Nous pouvons seulement chercher à penser que ce moment est la vie au sens plénier, une immersion toujours nouvelle dans l'immensité de l'être, tandis que nous sommes simplement comblés de joie.

C'est ainsi que Jésus l'exprime dans Jean: "Je vous reverrai, et votre cœur se réjouira; et votre joie, personne ne vous l'enlèvera" (Jn 16, 22).»

(Benoît XVI, Spe salvi § 12)

L'espérance chrétienne de la vie éternelle est communautaire.

La Lettre aux Hébreux parle d'une "cité" (cf. 11, 10.16; 12, 22; 13, 14) et donc d'un salut communautaire.

Saint Augustin commence la lettre à Proba (sur la vie éternelle) en commentant le Psaume 144 [143], 15: « Bienheureux le peuple dont le Seigneur est le Dieu ».

(Cf. Benoît XVI, Spe Salvi §14)

« En tant que chrétiens nous ne devrions jamais nous demander seulement: comment puis-je me sauver moi-même? Nous devrions aussi nous demander: que puis-je faire pour que les autres soient sauvés et que surgisse aussi pour les autres l'étoile de l'espérance? Alors j'aurai fait le maximum pour mon salut personnel.»

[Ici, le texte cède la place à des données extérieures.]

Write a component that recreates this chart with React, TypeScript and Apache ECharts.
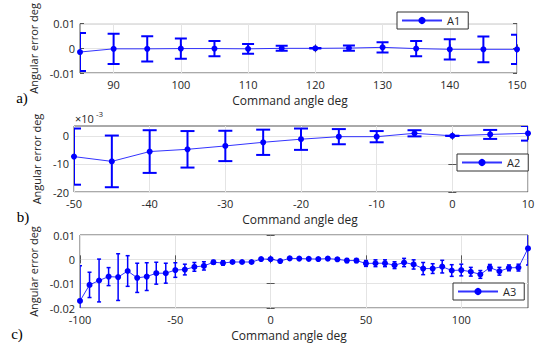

(Benoît XVI, Spe Salvi §48)

Pourquoi l'espérance de la vie éternelle est-elle devenue individualiste et privée ?

L'histoire de la pensée montre que Dieu a été relégué dans la sphère privée quand l'espérance communautaire chrétienne s'est transformée en une espérance communautaire sans Dieu.

Pendant que cette foi dans le progrès scientifique et social a remplacé la foi en Dieu, l'espérance chrétienne s'est repliée dans une perspective étroitement individuelle.

(Cf. Benoît XVI, Spe salvi §16-18)

Pour retrouver la dimension communautaire de l'espérance chrétienne, il faut donc unir la foi et la raison :

« Un règne de l'homme seul - se conclut inévitablement par l'issue perverse de toutes les choses, décrite par Kant[2]: nous l'avons vu et nous le voyons toujours de nouveau.

De même, il n'y a pas de doute que Dieu n'entre vraiment dans les choses humaines que s'il n'est pas uniquement pensé par nous, mais que Lui-même vient à notre rencontre et nous parle.

C'est pourquoi la raison a besoin de la foi pour arriver à être totalement elle-même: raison et foi ont besoin l'une de l'autre pour réaliser leur véritable nature et leur mission. »

(Benoît XVI, Spe salvi §23)

L'espérance de la vie éternelle est donc fondamentale :

« Dieu est le fondement de l'espérance [...]

Son règne est présent là où il est aimé et où son amour nous atteint. [...]

Son amour est pour nous la garantie qu'existe ce que nous pressentons vaguement et que, cependant, nous attendons au plus profond de nous-mêmes: la vie qui est vraiment vie. »

(Benoît XVI, Spe salvi § 31)


[1] Saint Augustin, Lettre 130 à Proba sur la prière 14, 25-15, 28: CSEL 44, 68-73.

[2] Cf. E. Kant, Das Ende aller Dinge.